REQUIRED WORK:
Nothing but the lines from the top of the data to the line holding "ax = fig.add_axes([0.001, 0.2674, 0.999, 0.7326])" should be printed, word for word and both ends included; leave the pictures out.

RAW DATA:
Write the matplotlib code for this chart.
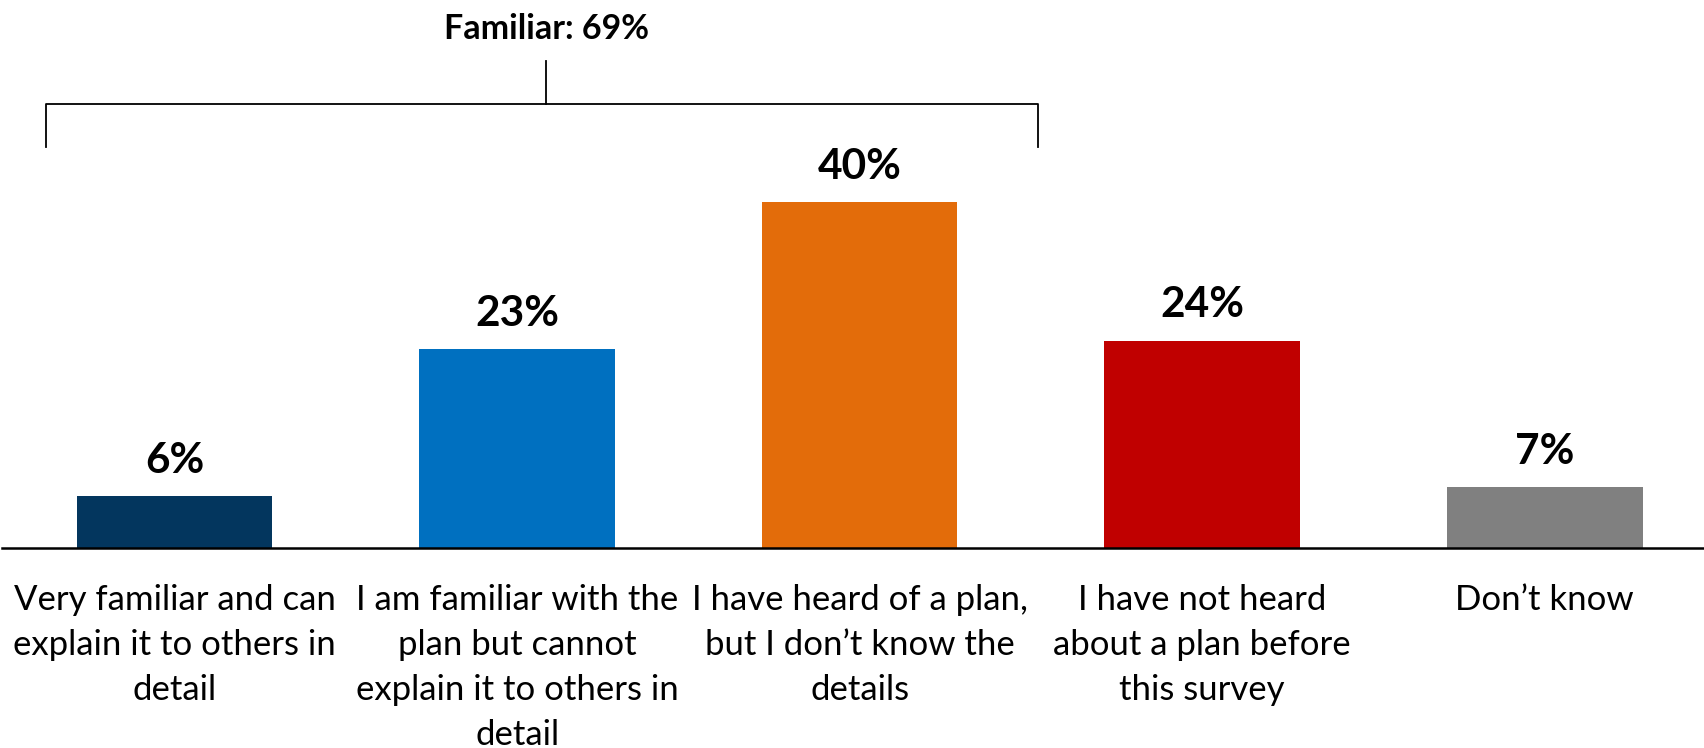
import matplotlib.pyplot as plt

plt.rcParams['font.family'] = ['Lato', 'DejaVu Sans']

categories = [
    "Very familiar and can\nexplain it to others in\ndetail",
    "I am familiar with the\nplan but cannot\nexplain it to others in\ndetail",
    "I have heard of a plan,\nbut I don\u2019t know the\ndetails",
    "I have not heard\nabout a plan before\nthis survey",
    "Don\u2019t know",
]
values = [6, 23, 40, 24, 7]
colors = ["#03365E", "#0070C0", "#E36C0A", "#C00000", "#808080"]
familiar_label = "Familiar: 69%"

fig = plt.figure(figsize=(17.04, 7.48), dpi=100)
ax = fig.add_axes([0.001, 0.2674, 0.999, 0.7326])

x = list(range(len(values)))
ax.bar(x, values, width=0.571, color=colors)

for xi, v in zip(x, values):
    ax.text(xi, v + 1.9, f"{v}%", ha='center', va='bottom',
            fontsize=30.5, fontweight='bold')

ax.set_xlim(-0.505, 4.465)
ax.set_ylim(0, 63.4)

ax.set_xticks(x)
ax.set_xticklabels(categories, fontsize=25, linespacing=1.5, va='top')
ax.tick_params(axis='x', length=0, pad=26)
ax.set_yticks([])

for side in ['top', 'right', 'left']:
    ax.spines[side].set_visible(False)
ax.spines['bottom'].set_linewidth(1.8)

# bracket over the "familiar" group
left, right, mid = -0.377, 2.522, 1.085
ax.plot([left, left, right, right], [46.4, 51.4, 51.4, 46.4],
        color='black', lw=1.3, clip_on=False)
ax.plot([mid, mid], [51.4, 56.3], color='black', lw=1.3, clip_on=False)
ax.text(mid, 60.0, familiar_label, ha='center', va='center',
        fontsize=24.5, fontweight='bold')

fig.savefig("out.png", dpi=100)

TASK SOLUTION:
Write the matplotlib code for this chart.
import matplotlib.pyplot as plt

plt.rcParams['font.family'] = ['Lato', 'DejaVu Sans']

categories = [
    "Very familiar and can\nexplain it to others in\ndetail",
    "I am familiar with the\nplan but cannot\nexplain it to others in\ndetail",
    "I have heard of a plan,\nbut I don\u2019t know the\ndetails",
    "I have not heard\nabout a plan before\nthis survey",
    "Don\u2019t know",
]
values = [6, 23, 40, 24, 7]
colors = ["#03365E", "#0070C0", "#E36C0A", "#C00000", "#808080"]
familiar_label = "Familiar: 69%"

fig = plt.figure(figsize=(17.04, 7.48), dpi=100)
ax = fig.add_axes([0.001, 0.2674, 0.999, 0.7326])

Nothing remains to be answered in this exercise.